Culinary arts assistant Pat Stoltz, who teaches students in the Excel Tecc program and works in the Bistro, noticed Bracha’s outgoing traits.

“She’s enthusiastic and puts a smile on her face, which makes our customers walk in with smiles,” she said. Stoltz added that Bracha is always eager to inquire into the lives of those she works with.

“When someone has a deficit, they usually compensate in another way. [I’ve] heard of people who can’t see but they hear really well,” said Rivka Goldstein, Bracha’s mother. “… One area Bracha has compensated in is social skills, showing love to her family and others.”

Placement in the Bistro also gives Bracha a chance to work on skills she will need to hold down a job.

“We’re building her soft skills and the skills she will need to be employed outside of the [high school],” Falkenstein said.

While Bracha’s sociability is a strength, her teachers work with her to make sure  she is prepared for the workplace environment.

“Someone [without a disability] would know how to read social cues,” Falkenstein said.  “Bracha works on appropriate work behavior such as when it is appropriate to talk to coworkers and when it is time to focus on the work task.”

“Every once in a while [I have to remind her] ‘Talk slower,’ or ‘Don’t lean against the wall,’ or ‘Was that an appropriate question that you asked?,’” special education assistant Deborah Mate said. “She just wants to make conversation and she enjoys it, but sometimes she has to be directed.”

While Bracha has room to grow, she has already made improvements in her professionalism.

“She used to say ‘Happy birthday’ to everyone who walked into the room whether it was their birthday or not,” Falkenstein said. “She no longer says that.”

“She has been practicing asking questions of her friends and teachers so that she can maintain a meaningful conversation in the classroom,” Falkenstein added. “She has generalized this skill at work”

Bracha does face some difficulties on the job, yet these do not diminish her enjoyment of her work.

“When she says, ‘Welcome to the Bistro’ and someone says ‘Thank you,’ she gets a big smile because she knows she’s connected with that person and done a good job,” Mate said.

Bracha described talking to people as her favorite part of the job.

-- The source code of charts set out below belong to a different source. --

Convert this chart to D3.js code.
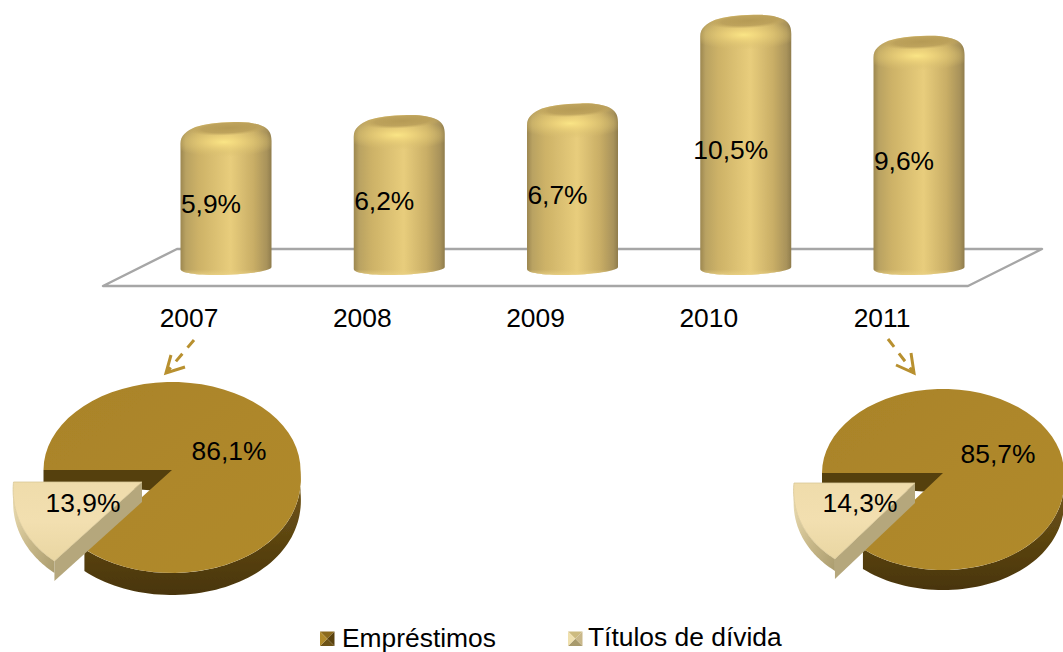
<!DOCTYPE html>
<html><head><meta charset="utf-8">
<script src="https://cdnjs.cloudflare.com/ajax/libs/d3/7.8.5/d3.min.js"></script>
<style>html,body{margin:0;background:#fff}svg{display:block}text{font-family:"Liberation Sans",Arial,sans-serif;font-size:26.4px;fill:#000}</style>
</head><body><svg id="c" width="1063" height="652"></svg>
<script>
const years = ["2007","2008","2009","2010","2011"];
const barValues = [5.9,6.2,6.7,10.5,9.6];
const barLabels = ["5,9%","6,2%","6,7%","10,5%","9,6%"];
const pieNames = ["Empréstimos","Títulos de dívida"];
const pie2007 = [86.1,13.9];
const pie2011 = [85.7,14.3];
const pie2007Labels = ["86,1%","13,9%"];
const pie2011Labels = ["85,7%","14,3%"];

const svg = d3.select("#c");
const defs = svg.append("defs");
function grad(id, stops, x2=1, y2=0){
  const g = defs.append("linearGradient").attr("id",id).attr("x1",0).attr("y1",0).attr("x2",x2).attr("y2",y2);
  stops.forEach(s=>g.append("stop").attr("offset",s[0]).attr("stop-color",s[1]).attr("stop-opacity",s[2]===undefined?1:s[2]));
}
grad("cyl",[[0,"#9c8750"],[.06,"#b9a262"],[.2,"#cdb267"],[.55,"#e8cd7c"],[.8,"#c9ae66"],[.95,"#a8925a"],[1,"#8f7c4c"]]);
grad("cylBase",[[0,"#e7cd80",0],[.6,"#e7cd80",0],[1,"#ecd488",.9]],0,1);
grad("wall",[[0,"#7a5c18"],[.45,"#604812"],[1,"#49350a"]],0,1);
grad("topMain",[[0,"#a98328"],[.5,"#ae872a"],[1,"#b08a2c"]],1,1);
grad("topWedge",[[0,"#efdcab"],[.5,"#f2dfb0"],[1,"#e9d6a2"]],0,1);
grad("wedgeOuter",[[0,"#f0e2b8"],[.5,"#c9b98a"],[1,"#a89a6c"]],1,1);
const rg = defs.append("radialGradient").attr("id","shine");
rg.append("stop").attr("offset",0).attr("stop-color","#fae586").attr("stop-opacity",1);
rg.append("stop").attr("offset",.3).attr("stop-color","#f0d67c").attr("stop-opacity",.8);
rg.append("stop").attr("offset",.7).attr("stop-color","#dfc572").attr("stop-opacity",.45);
rg.append("stop").attr("offset",1).attr("stop-color","#d8be6e").attr("stop-opacity",0);
const rt = defs.append("radialGradient").attr("id","cap");
rt.append("stop").attr("offset",0).attr("stop-color","#b59a55").attr("stop-opacity",1);
rt.append("stop").attr("offset",.65).attr("stop-color","#ba9f59").attr("stop-opacity",.9);
rt.append("stop").attr("offset",1).attr("stop-color","#c4a960").attr("stop-opacity",0);
defs.append("filter").attr("id","soft").attr("x","-5%").attr("y","-5%").attr("width","110%").attr("height","110%")
  .append("feGaussianBlur").attr("stdDeviation",.6);

// floor
const floorX = d3.scaleLinear().domain([0,1]).range([103,968]);
const floorPts = [[floorX(0),286],[floorX(1),286],[1042,249],[177,249]];
svg.append("path").attr("d",d3.line()(floorPts)+"Z").attr("fill","none").attr("stroke","#a6a6a6").attr("stroke-width",2.4).attr("stroke-linejoin","round");

// cylinders
const x = d3.scalePoint().domain(years).range([226,919]);
const y = d3.scaleLinear().domain([0,12]).range([259.5,-20.1]);
const W = 91, base = 274;
const bars = svg.selectAll("g.bar").data(years.map((yr,i)=>({yr,v:barValues[i],label:barLabels[i]}))).join("g").attr("class","bar").attr("filter","url(#soft)");
bars.each(function(d,i){
  const g = d3.select(this), c = x(d.yr), L = c-W/2, R = c+W/2, T = y(d.v);
  const shape = `M${L},${base-5}L${L},${T+22}C${L},${T+13} ${L+6},${T+9} ${L+15},${T+5}C${L+25},${T+2} ${c-10},${T+.5} ${c+8},${T}`
    +`C${c+20},${T-.5} ${R-15},${T+1} ${R-7},${T+5}C${R-2},${T+8} ${R},${T+12} ${R},${T+19}`
    +`L${R},${base-7}C${R},${base-2} ${c+10},${base+1} ${c-8},${base+1}C${c-30},${base+1} ${L},${base-1} ${L},${base-5}Z`;
  const cid = "clip"+i;
  defs.append("clipPath").attr("id",cid).append("path").attr("d",shape);
  g.append("path").attr("d",shape).attr("fill","url(#cyl)");
  const o = g.append("g").attr("clip-path",`url(#${cid})`);
  o.append("rect").attr("x",L).attr("y",base-14).attr("width",W).attr("height",16).attr("fill","url(#cylBase)");
  o.append("ellipse").attr("cx",c-2).attr("cy",T+20).attr("rx",W*.6).attr("ry",15).attr("fill","url(#shine)");
  o.append("ellipse").attr("cx",c+3).attr("cy",T+6).attr("rx",W*.46).attr("ry",7.5).attr("transform",`rotate(-3 ${c} ${T+6})`).attr("fill","url(#cap)");
});
svg.selectAll("text.val").data(barValues).join("text").attr("class","val")
  .attr("x",(d,i)=>x(years[i])-15)
  .attr("y",d=>(y(d)+base)/2+15)
  .attr("text-anchor","middle").text((d,i)=>barLabels[i]);
svg.selectAll("text.yr").data(years).join("text").attr("class","yr")
  .attr("x",d=>x(d)-37).attr("y",326.5).attr("text-anchor","middle").text(d=>d);

// pies
const pieGen = d3.pie().sort(null).startAngle(Math.PI*1.5).endAngle(Math.PI*3.5);
function drawPie(vals, labels, o){
  const g = svg.append("g").attr("filter","url(#soft)");
  const k = .08;
  const P = (a,dx=0,dy=0)=>{const c=Math.cos(a),s=Math.sin(a);
    return [o.cx+dx+o.rx*s*(c<0?1-k*c:1), o.cy+dy-(c>0?o.up:o.down)*c];};
  const [main,wedge] = pieGen(vals);
  const arcPts=(a0,a1,dx=0,dy=0)=>d3.range(0,61).map(n=>P(a0+(a1-a0)*n/60,dx,dy));
  const line=d3.line();
  // inner cut wall along the horizontal radius
  g.append("path").attr("d",line([[o.cx,o.cy],P(Math.PI*1.5),[o.cx-o.rx,o.cy+o.depth*.55],[o.cx,o.cy+o.depth]])+"Z").attr("fill","#54400f");
  // outer wall of the big slice
  const a1 = main.endAngle-2*Math.PI;
  const outer = arcPts(Math.PI/2,a1).concat(arcPts(a1,Math.PI/2,0,o.depth));
  g.append("path").attr("d",line(outer)+"Z").attr("fill","url(#wall)");
  // top of the big slice
  g.append("path").attr("d",line([[o.cx,o.cy]].concat(arcPts(main.startAngle,main.endAngle)))+"Z").attr("fill","url(#topMain)");
  // exploded slice
  const wa0 = wedge.startAngle, wa1 = wedge.endAngle;
  const wdx=o.wx, wdy=o.wy;
  const ap=[o.cx+wdx,o.cy+wdy];
  const wallR = [ap,P(wa0,wdx,wdy),P(wa0,wdx,wdy+o.wdepth),[ap[0],ap[1]+o.wdepth]];
  g.append("path").attr("d",line(wallR)+"Z").attr("fill","#b5a77c");
  const wo = arcPts(wa0,wa1,wdx,wdy).concat(arcPts(wa1,wa0,wdx,wdy+o.wdepth*.6),[P(wa0,wdx,wdy+o.wdepth)]);
  g.append("path").attr("d",line(wo)+"Z").attr("fill","url(#wedgeOuter)");
  g.append("path").attr("d",line([ap].concat(arcPts(wa0,wa1,wdx,wdy)))+"Z").attr("fill","url(#topWedge)").attr("stroke","#d9c898").attr("stroke-width",.8);
  svg.append("text").attr("x",o.cx+o.l1[0]).attr("y",o.cy+o.l1[1]).attr("text-anchor","middle").text(labels[0]);
  svg.append("text").attr("x",ap[0]+o.l2[0]).attr("y",ap[1]+o.l2[1]).attr("text-anchor","middle").text(labels[1]);
}
drawPie(pie2007,pie2007Labels,{cx:172,cy:470,rx:128.5,up:88,down:103,depth:22,wdepth:20,wx:-30,wy:12,l1:[57,-10],l2:[-59,30]});
drawPie(pie2011,pie2011Labels,{cx:943,cy:473,rx:121,up:84,down:97,depth:20,wdepth:20,wx:-28,wy:10,l1:[55,-10],l2:[-55,29]});

// arrows
const gold="#b8902f";
function arrow(p0,p1,a,b){
  svg.append("line").attr("x1",p0[0]).attr("y1",p0[1]).attr("x2",p1[0]).attr("y2",p1[1]).attr("stroke",gold).attr("stroke-width",3).attr("stroke-dasharray","10 8");
  svg.append("path").attr("d",d3.line()([a,p1,b])).attr("fill","none").attr("stroke",gold).attr("stroke-width",3);
}
arrow([194,340],[166,373],[171,355],[185,367]);
arrow([888,339],[914,373],[911,353],[896,365]);

// legend
const legendItems = [{name:pieNames[0],sx:320,tx:342,by:647,c:["#8b6a1e","#5a4310","#6d5215","#b08a2c"]},
                     {name:pieNames[1],sx:568,tx:588,by:646,c:["#cdbb80","#c9b88a","#a89a6c","#efe0ae"]}];
legendItems.forEach(it=>{
  const s=14.5,x0=it.sx,y0=631.5,m=[x0+s/2,y0+s/2],a=[x0,y0],b=[x0+s,y0],c=[x0+s,y0+s],d=[x0,y0+s];
  const g=svg.append("g").attr("filter","url(#soft)");
  [[a,b],[b,c],[c,d],[d,a]].forEach((e,i)=>g.append("path").attr("d",d3.line()([e[0],e[1],m])+"Z").attr("fill",it.c[i]));
  svg.append("text").attr("x",it.tx).attr("y",it.by).text(it.name);
});
</script></body></html>
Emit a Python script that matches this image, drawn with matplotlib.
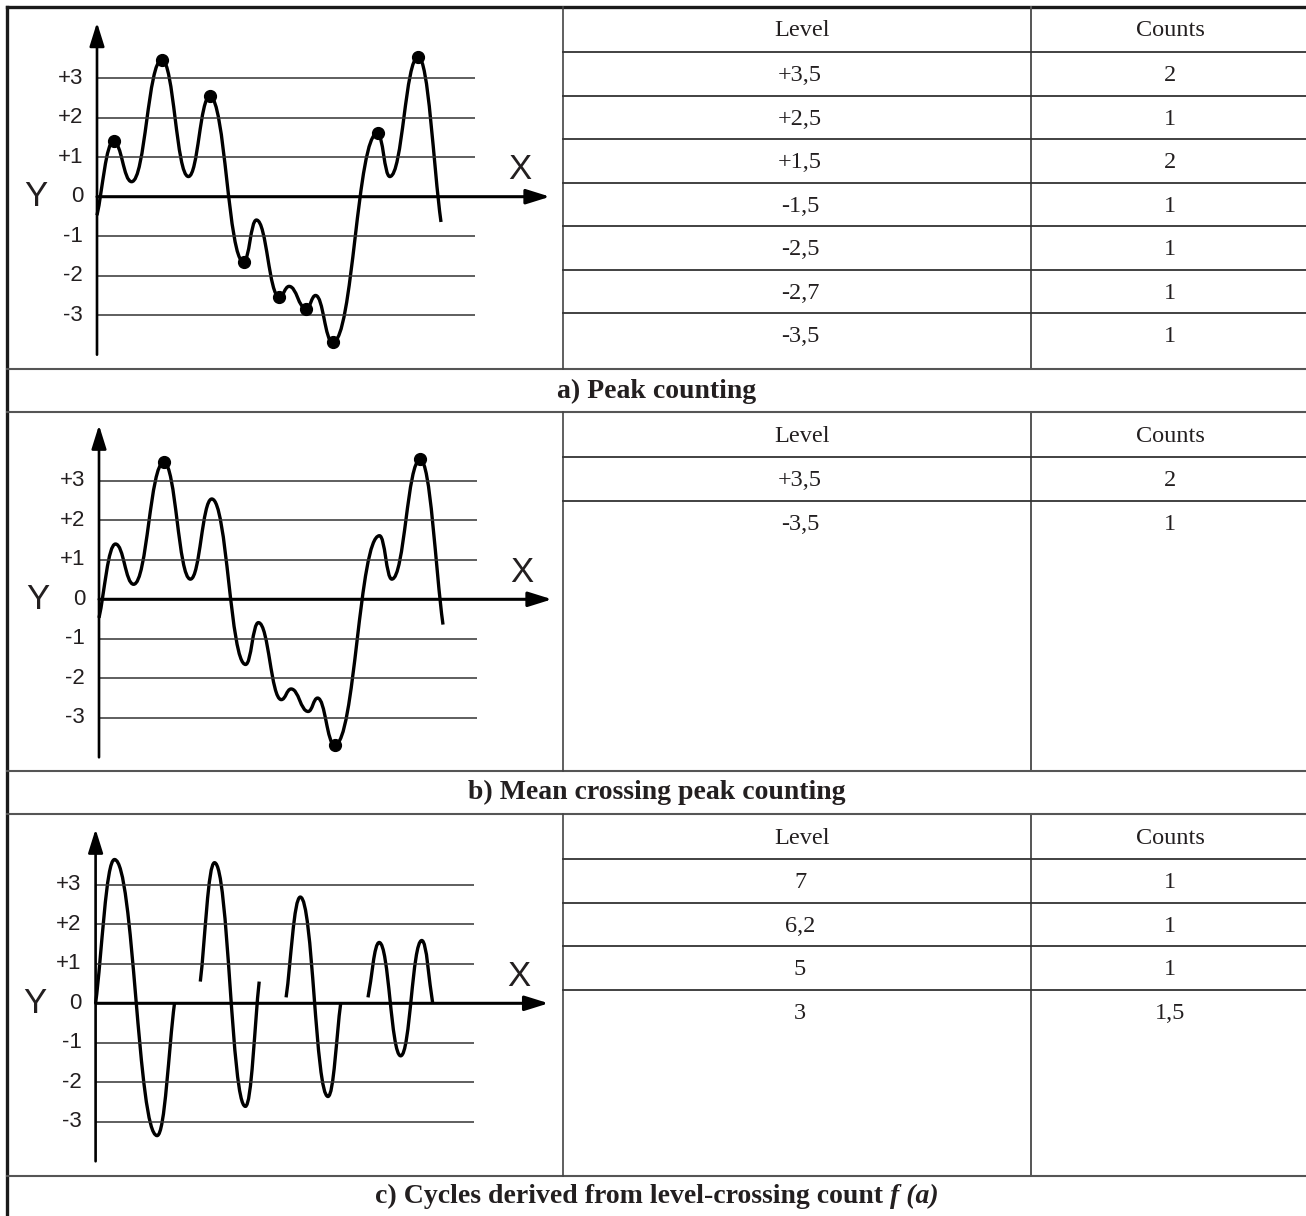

She said she especially enjoys asking people about their families.

“Although her skills may be more limited than what a regular 17-year-old might be doing, she does it with a smile and she’s very proud of what she’s contributing,” Rivka Goldstien said.

The skills Bracha employs at work, like sociability and responsibility, are also carried out in other realms of her life.

Bracha said she enjoys helping her mother with chores, which include loading the two dishwashers to keep Kosher for her Orthodox family of ten children. “She’s responsible. Because of the disability, she’s very concrete, but it’s also a strength of hers. Whatever her job, she does it. She’s proud to have jobs,” Rivka Goldstein said.

Falkenstein noted that Bracha rarely complains when given schoolwork.

Bracha also applies her enthusiasm to her faith. “She goes to synagogue. She likes to pray,” Ms. Goldstein said. “She can’t really read Hebrew yet, but she pulls out her prayer book even at home.”

Rivka Goldstein expressed her gratitude for the opportunities Beachwood has provided Bracha, and she hopes the student body could also learn from her daughter.

“Even though [BHS students] are very college and very goal-focused, [they should] be exposed to this population to realize that not everybody is Ivy League material,” she said. “And it’s wonderful that the school would build Bracha up and give her a job where she feels she’s really contributing.”